- **Goal of the exercise**:
Repeat each line of the material below exactly as it appears, minus any pictures.

- **Data**:
- - - - -

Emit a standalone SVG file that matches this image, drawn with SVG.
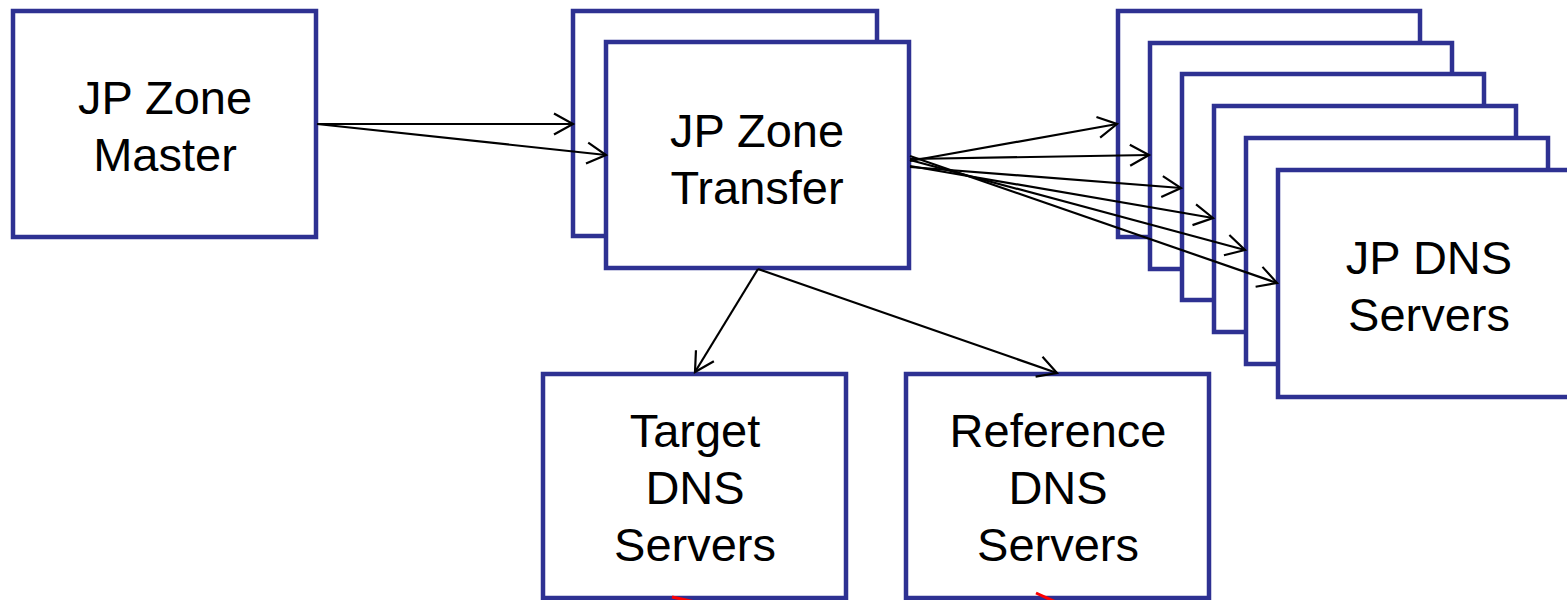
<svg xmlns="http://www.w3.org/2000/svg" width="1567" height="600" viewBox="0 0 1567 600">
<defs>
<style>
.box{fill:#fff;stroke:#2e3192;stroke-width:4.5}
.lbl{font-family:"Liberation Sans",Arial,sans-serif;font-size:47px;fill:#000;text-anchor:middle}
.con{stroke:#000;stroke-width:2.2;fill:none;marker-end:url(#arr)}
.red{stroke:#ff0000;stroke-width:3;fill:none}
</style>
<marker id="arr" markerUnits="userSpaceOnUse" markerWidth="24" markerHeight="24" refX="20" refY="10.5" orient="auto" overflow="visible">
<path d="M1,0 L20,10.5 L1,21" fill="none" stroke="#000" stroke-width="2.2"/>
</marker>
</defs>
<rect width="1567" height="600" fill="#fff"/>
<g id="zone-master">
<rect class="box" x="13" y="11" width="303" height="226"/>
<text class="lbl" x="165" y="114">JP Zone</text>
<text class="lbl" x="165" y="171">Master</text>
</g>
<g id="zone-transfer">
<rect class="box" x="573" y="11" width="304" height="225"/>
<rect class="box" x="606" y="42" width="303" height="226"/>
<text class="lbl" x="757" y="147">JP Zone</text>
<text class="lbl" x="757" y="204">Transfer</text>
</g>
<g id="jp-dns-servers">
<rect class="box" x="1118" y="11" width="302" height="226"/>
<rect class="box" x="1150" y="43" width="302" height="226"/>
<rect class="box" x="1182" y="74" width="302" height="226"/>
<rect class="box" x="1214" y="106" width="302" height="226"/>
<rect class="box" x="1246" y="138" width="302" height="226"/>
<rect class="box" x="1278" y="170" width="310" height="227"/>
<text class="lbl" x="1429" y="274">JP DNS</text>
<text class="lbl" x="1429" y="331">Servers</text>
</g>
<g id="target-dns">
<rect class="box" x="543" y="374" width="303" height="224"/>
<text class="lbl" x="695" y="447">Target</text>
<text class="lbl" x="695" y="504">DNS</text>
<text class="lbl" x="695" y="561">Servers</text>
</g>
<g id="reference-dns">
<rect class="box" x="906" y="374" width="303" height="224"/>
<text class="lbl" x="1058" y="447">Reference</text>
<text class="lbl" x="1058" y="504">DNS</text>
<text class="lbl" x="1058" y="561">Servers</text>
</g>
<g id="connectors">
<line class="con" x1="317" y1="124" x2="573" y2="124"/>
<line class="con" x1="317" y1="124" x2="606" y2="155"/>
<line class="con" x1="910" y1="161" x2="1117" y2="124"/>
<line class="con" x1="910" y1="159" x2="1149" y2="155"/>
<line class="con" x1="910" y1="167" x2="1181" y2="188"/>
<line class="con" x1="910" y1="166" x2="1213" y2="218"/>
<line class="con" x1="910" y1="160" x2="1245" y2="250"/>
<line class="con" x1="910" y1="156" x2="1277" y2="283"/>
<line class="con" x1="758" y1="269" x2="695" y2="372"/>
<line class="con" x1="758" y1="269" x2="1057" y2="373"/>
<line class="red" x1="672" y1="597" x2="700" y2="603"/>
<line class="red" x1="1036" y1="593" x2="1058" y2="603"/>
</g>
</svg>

- - - - -

- **Problem solution**:
Emit a standalone SVG file that matches this image, drawn with SVG.
<svg xmlns="http://www.w3.org/2000/svg" width="1567" height="600" viewBox="0 0 1567 600">
<defs>
<style>
.box{fill:#fff;stroke:#2e3192;stroke-width:4.5}
.lbl{font-family:"Liberation Sans",Arial,sans-serif;font-size:47px;fill:#000;text-anchor:middle}
.con{stroke:#000;stroke-width:2.2;fill:none;marker-end:url(#arr)}
.red{stroke:#ff0000;stroke-width:3;fill:none}
</style>
<marker id="arr" markerUnits="userSpaceOnUse" markerWidth="24" markerHeight="24" refX="20" refY="10.5" orient="auto" overflow="visible">
<path d="M1,0 L20,10.5 L1,21" fill="none" stroke="#000" stroke-width="2.2"/>
</marker>
</defs>
<rect width="1567" height="600" fill="#fff"/>
<g id="zone-master">
<rect class="box" x="13" y="11" width="303" height="226"/>
<text class="lbl" x="165" y="114">JP Zone</text>
<text class="lbl" x="165" y="171">Master</text>
</g>
<g id="zone-transfer">
<rect class="box" x="573" y="11" width="304" height="225"/>
<rect class="box" x="606" y="42" width="303" height="226"/>
<text class="lbl" x="757" y="147">JP Zone</text>
<text class="lbl" x="757" y="204">Transfer</text>
</g>
<g id="jp-dns-servers">
<rect class="box" x="1118" y="11" width="302" height="226"/>
<rect class="box" x="1150" y="43" width="302" height="226"/>
<rect class="box" x="1182" y="74" width="302" height="226"/>
<rect class="box" x="1214" y="106" width="302" height="226"/>
<rect class="box" x="1246" y="138" width="302" height="226"/>
<rect class="box" x="1278" y="170" width="310" height="227"/>
<text class="lbl" x="1429" y="274">JP DNS</text>
<text class="lbl" x="1429" y="331">Servers</text>
</g>
<g id="target-dns">
<rect class="box" x="543" y="374" width="303" height="224"/>
<text class="lbl" x="695" y="447">Target</text>
<text class="lbl" x="695" y="504">DNS</text>
<text class="lbl" x="695" y="561">Servers</text>
</g>
<g id="reference-dns">
<rect class="box" x="906" y="374" width="303" height="224"/>
<text class="lbl" x="1058" y="447">Reference</text>
<text class="lbl" x="1058" y="504">DNS</text>
<text class="lbl" x="1058" y="561">Servers</text>
</g>
<g id="connectors">
<line class="con" x1="317" y1="124" x2="573" y2="124"/>
<line class="con" x1="317" y1="124" x2="606" y2="155"/>
<line class="con" x1="910" y1="161" x2="1117" y2="124"/>
<line class="con" x1="910" y1="159" x2="1149" y2="155"/>
<line class="con" x1="910" y1="167" x2="1181" y2="188"/>
<line class="con" x1="910" y1="166" x2="1213" y2="218"/>
<line class="con" x1="910" y1="160" x2="1245" y2="250"/>
<line class="con" x1="910" y1="156" x2="1277" y2="283"/>
<line class="con" x1="758" y1="269" x2="695" y2="372"/>
<line class="con" x1="758" y1="269" x2="1057" y2="373"/>
<line class="red" x1="672" y1="597" x2="700" y2="603"/>
<line class="red" x1="1036" y1="593" x2="1058" y2="603"/>
</g>
</svg>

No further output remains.